3/ Mettre en place et expérimenter d’autres modes de résistance non-violents. La Résistance est possible si l’on refuse les discours fatalistes devant des enjeux qui semblent nous dépasser. Les luttes du mouvement social paysan (les mouvements de désobéissance civile contre l’utilisation des OGM en particulier) et des mouvements issus de l’immigration (les mouvements de dénonciation et de résistances du MIB ou de DiverCités) contre la double peine, en particulier) sont des exemples sur lesquels nous devons réfléchir.

Proposer une véritable alternative globale (politique, sociale et économique) est une œuvre de longue haleine qui nous concerne et qui nous dépasse à la fois. Nous devons modestement y participer.

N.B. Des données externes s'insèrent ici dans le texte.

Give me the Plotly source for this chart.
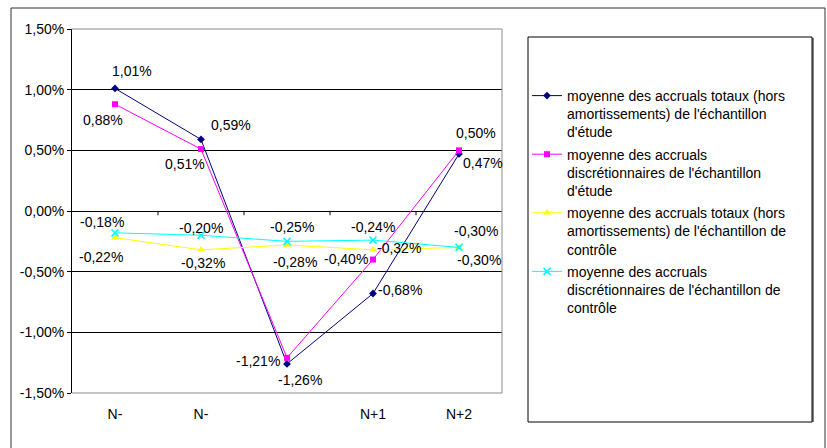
import plotly.graph_objects as go

# Periods around the event year (the middle period has no label)
periods = ["N-", "N-", "", "N+1", "N+2"]

# Mean accruals, in percent
totaux_etude = [1.01, 0.59, -1.26, -0.68, 0.47]
discr_etude = [0.88, 0.51, -1.21, -0.40, 0.50]
totaux_controle = [-0.22, -0.32, -0.28, -0.32, -0.30]
discr_controle = [-0.18, -0.20, -0.25, -0.24, -0.30]

y_ticks = [-1.5, -1.0, -0.5, 0.0, 0.5, 1.0, 1.5]

series_names = [
    "moyenne des accruals totaux (hors<br>amortissements) de l'échantillon<br>d'étude",
    "moyenne des accruals<br>discrétionnaires de l'échantillon<br>d'étude",
    "moyenne des accruals totaux (hors<br>amortissements) de l'échantillon de<br>contrôle",
    "moyenne des accruals<br>discrétionnaires de l'échantillon de<br>contrôle",
]
series_values = [totaux_etude, discr_etude, totaux_controle, discr_controle]

FONT = "Liberation Sans, Arial, sans-serif"
W, H = 827, 448
ML, MR, MT, MB = 72, 325, 29, 55
PW, PH = W - ML - MR, H - MT - MB

colors = ["#000080", "#FF00FF", "#FFFF00", "#00FFFF"]
symbols = ["diamond", "square", "triangle-up", "x-thin"]
msizes = [6, 6, 7, 7]

# label offsets in pixels (dx right, dy down) for each point of each series
label_offsets = [
    [(17, -17), (30, -14), (13, 16), (27, -4), (24, 9)],
    [(-12, 16), (-16, 15), (-29, 3), (-27, -1), (17, -17)],
    [(-14, 19), (2, 13), (8, 17), (26, -2), (20, 13)],
    [(-13, -11), (0, -7), (5, -14), (0, -13), (17, -16)],
]

xs = list(range(len(periods)))


def fmt(v):
    return f"{v:.2f}".replace(".", ",") + "%"


fig = go.Figure()
for name, vals, col, sym, ms in zip(series_names, series_values, colors, symbols, msizes):
    marker = dict(symbol=sym, size=ms, color=col)
    if sym == "x-thin":
        marker["line"] = dict(color=col, width=1.6)
    fig.add_trace(go.Scatter(
        x=xs, y=vals, name=name, mode="lines+markers",
        line=dict(color=col, width=1),
        marker=marker,
        legendgroup=name,
    ))

annotations = []
for vals, offs in zip(series_values, label_offsets):
    for x, v, (dx, dy) in zip(xs, vals, offs):
        annotations.append(dict(
            x=x, y=v, xref="x", yref="y", text=fmt(v), showarrow=False,
            xshift=dx, yshift=-dy, font=dict(family=FONT, size=14, color="black"),
        ))


def px_x(p):
    return (p - ML) / PW


def px_y(p):
    return (H - MB - p) / PH


shapes = []
# outer chart frame
shapes.append(dict(type="rect", xref="paper", yref="paper",
                   x0=px_x(11), x1=px_x(825), y0=px_y(470), y1=px_y(8),
                   line=dict(color="#303030", width=1), layer="below"))
# plot area border (top, right, bottom) in grey
shapes.append(dict(type="path", xref="paper", yref="paper",
                   path="M 0 1 L 1 1 L 1 0 L 0 0",
                   line=dict(color="#8c8c8c", width=1), layer="above"))
# category tick marks on the zero line
for b in [i + 0.5 for i in xs[:-1]]:
    shapes.append(dict(type="line", xref="x", yref="y", x0=b, x1=b,
                       y0=0, y1=-0.035, line=dict(color="black", width=1)))
# legend box and its shadow
shapes.append(dict(type="line", xref="paper", yref="paper",
                   x0=px_x(813), x1=px_x(813), y0=px_y(422), y1=px_y(38),
                   line=dict(color="#808080", width=2)))
shapes.append(dict(type="rect", xref="paper", yref="paper",
                   x0=px_x(528), x1=px_x(812), y0=px_y(422), y1=px_y(37),
                   line=dict(color="black", width=1)))

fig.update_layout(
    width=W, height=H,
    margin=dict(l=ML, r=MR, t=MT, b=MB),
    paper_bgcolor="white", plot_bgcolor="white",
    font=dict(family=FONT, size=14, color="black"),
    showlegend=True,
    legend=dict(
        x=px_x(527), y=px_y(80), xanchor="left", yanchor="top",
        bgcolor="rgba(0,0,0,0)", borderwidth=0,
        font=dict(family=FONT, size=14, color="black"),
        valign="top", tracegroupgap=1, itemwidth=30,
    ),
    xaxis=dict(
        range=[-0.5, len(periods) - 0.5],
        tickvals=xs, ticktext=periods,
        showgrid=False, zeroline=False, showline=False,
        ticks="outside", ticklen=8, tickcolor="rgba(0,0,0,0)",
        tickfont=dict(family=FONT, size=14),
        fixedrange=True,
    ),
    yaxis=dict(
        range=[y_ticks[0], y_ticks[-1]],
        tickvals=y_ticks, ticktext=[fmt(v) for v in y_ticks],
        showgrid=True, gridcolor="black", gridwidth=1,
        zeroline=True, zerolinecolor="black", zerolinewidth=1,
        showline=True, linecolor="black", linewidth=1,
        ticks="outside", ticklen=4, tickcolor="black",
        tickfont=dict(family=FONT, size=14),
        fixedrange=True,
    ),
    shapes=shapes,
    annotations=annotations,
)

fig.write_html("out.html")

Établir, par contre, des nouveaux modes de résistance alternatifs et originaux, nous concernent au premier chef et de manière urgente. Ce qui nous permettrait d’échapper aux deux voies vers lesquelles l’ordre ultra-libéral voudrait nous mener :

1/ La voie du désespoir : à travers des actions et réactions violentes jusqu’au-boutistes et revanchardes.

2/ La voie de l’individualisme et de l’égoïsme : à travers un conformisme social et politique et la soumission à l’ordre injuste. Cela se traduirait, de façon individuelle et communautaire, par une défense sélective de nos intérêts petit-bourgeois et communautaristes.

Deux voies qui ne sont que deux manières, conscientes ou non, de trahir.